Los periodistas, al menos los periodistas de nuestra calaña, Manolo, los que aprendimos este oficio en una Olivetti con miles de horas de aporreo, tenemos derecho a que nos digan adiós en los papeles. Va en el contrato, en la nómina, junto con el insomnio, las prisas, el mal comer y el mucho fumar, el pasarnos la vida en cualquier sitio menos en casa con la familia, y la maldición de empezar de nuevo cada día, porque la exclusiva de ayer hoy solo sirve para envolver pescado podrido.

Hace mucho que tu firma no iluminaba los papeles de la mañana. Demasiado. Pero acaso eso no importe. Nadie podrá negar nunca la inmensidad de tu talento si tiene la suerte de tropezar con alguno de aquellos artículos que escribías en El Diario de la Costa del Sol, donde tuve la suerte de tropezar contigo. Allí nos conocimos, median treinta años. Soy el periodista que soy porque tú quisiste que lo fuera. Aprendí el oficio de ti, casi todo lo que sé me vino de tus manos. Siempre tuve claro que sería imposible pagar la deuda que contraje entonces, la inabarcable generosidad que tuviste conmigo, la suerte de que me enseñases tanto y nunca pidieses nada.

Aquel periódico que dirigían Agustín Lomeña y Manolo Jota fue una escuela para muchos, para tantos periodistas que empezamos a finales de los años ochenta del siglo pasado. Te recuerdo allí, con un "habanos" entre los labios, mecanografiando con dos dedos y muriéndote de la risa, pero sin dejar de teclear. O dando grandes zancadas por el pasillo de la redacción, cantando a voces "Campanera", inventando alguna genialidad para la columna del día siguiente. A poca gente he admirado como te admiré en aquellos días, como te sigo admirando hoy, amigo mío, querido amigo mío, en que la noticia de tu muerte me ha roto la madrugada y no he podido hacer otra cosa que poner un disco de Miles Davis y sentarme a escribir, "en mojado y en caliente", como dijo una vez nuestro querido Alcántara, esta necrológica de urgencia.
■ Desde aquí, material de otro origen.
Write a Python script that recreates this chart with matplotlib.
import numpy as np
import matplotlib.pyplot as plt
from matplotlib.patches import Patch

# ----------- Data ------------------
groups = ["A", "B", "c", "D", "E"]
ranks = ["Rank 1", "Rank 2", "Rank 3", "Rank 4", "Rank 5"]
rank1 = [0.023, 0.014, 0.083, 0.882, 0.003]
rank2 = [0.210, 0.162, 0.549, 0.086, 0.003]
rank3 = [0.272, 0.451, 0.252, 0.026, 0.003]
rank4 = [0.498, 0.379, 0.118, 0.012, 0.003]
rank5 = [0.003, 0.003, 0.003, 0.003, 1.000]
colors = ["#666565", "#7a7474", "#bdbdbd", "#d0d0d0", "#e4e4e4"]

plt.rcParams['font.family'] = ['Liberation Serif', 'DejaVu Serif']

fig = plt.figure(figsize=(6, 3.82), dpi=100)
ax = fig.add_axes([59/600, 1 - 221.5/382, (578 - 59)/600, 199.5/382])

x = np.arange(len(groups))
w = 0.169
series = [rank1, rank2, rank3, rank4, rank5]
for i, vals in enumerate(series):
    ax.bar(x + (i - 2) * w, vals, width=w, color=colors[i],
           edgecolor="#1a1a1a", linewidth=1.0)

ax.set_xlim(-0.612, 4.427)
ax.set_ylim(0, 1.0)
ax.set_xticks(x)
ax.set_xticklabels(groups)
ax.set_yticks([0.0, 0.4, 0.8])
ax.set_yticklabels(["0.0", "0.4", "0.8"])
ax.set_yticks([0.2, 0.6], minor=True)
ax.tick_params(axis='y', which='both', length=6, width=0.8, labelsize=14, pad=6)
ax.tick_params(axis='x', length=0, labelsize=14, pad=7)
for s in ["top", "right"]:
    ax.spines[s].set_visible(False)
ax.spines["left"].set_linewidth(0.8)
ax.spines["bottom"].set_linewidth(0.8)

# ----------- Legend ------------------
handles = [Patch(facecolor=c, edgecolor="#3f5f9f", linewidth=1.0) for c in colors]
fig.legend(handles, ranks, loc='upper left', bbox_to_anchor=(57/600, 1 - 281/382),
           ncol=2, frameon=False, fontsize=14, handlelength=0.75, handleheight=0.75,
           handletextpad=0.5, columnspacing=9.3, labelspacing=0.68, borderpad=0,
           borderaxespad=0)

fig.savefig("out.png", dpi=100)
Escribíamos, por entonces, de todo y para todo. Desde sucesos a crónica rosa de aquella Marbella que todavía era jet-set, de aquellas fiestas en las que alguna venerable ancianita nos pedía "un cigarrito de la risa", o te confundían, en el yate de Khashoggi (aquel "Nabila" del que decían que por las cisternas manaba champán francés y los grifos eran de oro), con un "gurú amigo de la familia", según se pudo leer en un pie de foto de la revista "Hola". Estuvimos juntos en una guerra, nos inventamos un semanario de humor que duró lo que tardamos en cabrear a algunos poderosos, y cenamos miles de veces un bocadillo de caballa mientras perpetrábamos el periódico del día siguiente.

Porque nosotros, Manolo, siempre estábamos haciendo el periódico del día siguiente. Nunca quisimos escribir para la posteridad. Nosotros escribíamos para hoy, con prisas y entre risas, humo de cigarros, ruido, y volvíamos a hacerlo de nuevo cada día, con la desprendida manera de ser de las mareas. Por eso, cuando esta madrugada, de repente, he sabido que te has ido, arrasado por el llanto y por el dolor de saber que no me cruzaré más con tu figura de gigante barbudo, me he sentado a escribirte el epitafio, ese que nos hemos ganado después de toda la vida juntado palabras, y llorar sobre él la pérdida de mi hermano del alma, de mi maestro. Porque mañana será otro día, Manolo, será otro periódico, será otro olvido.

Pero, al menos por hoy, y aunque hace mucho que tu firma no ilumina los papeles de la mañana, yo quiero recordarte. M. Díez de los Ríos era tu firma. No te olvidaré nunca.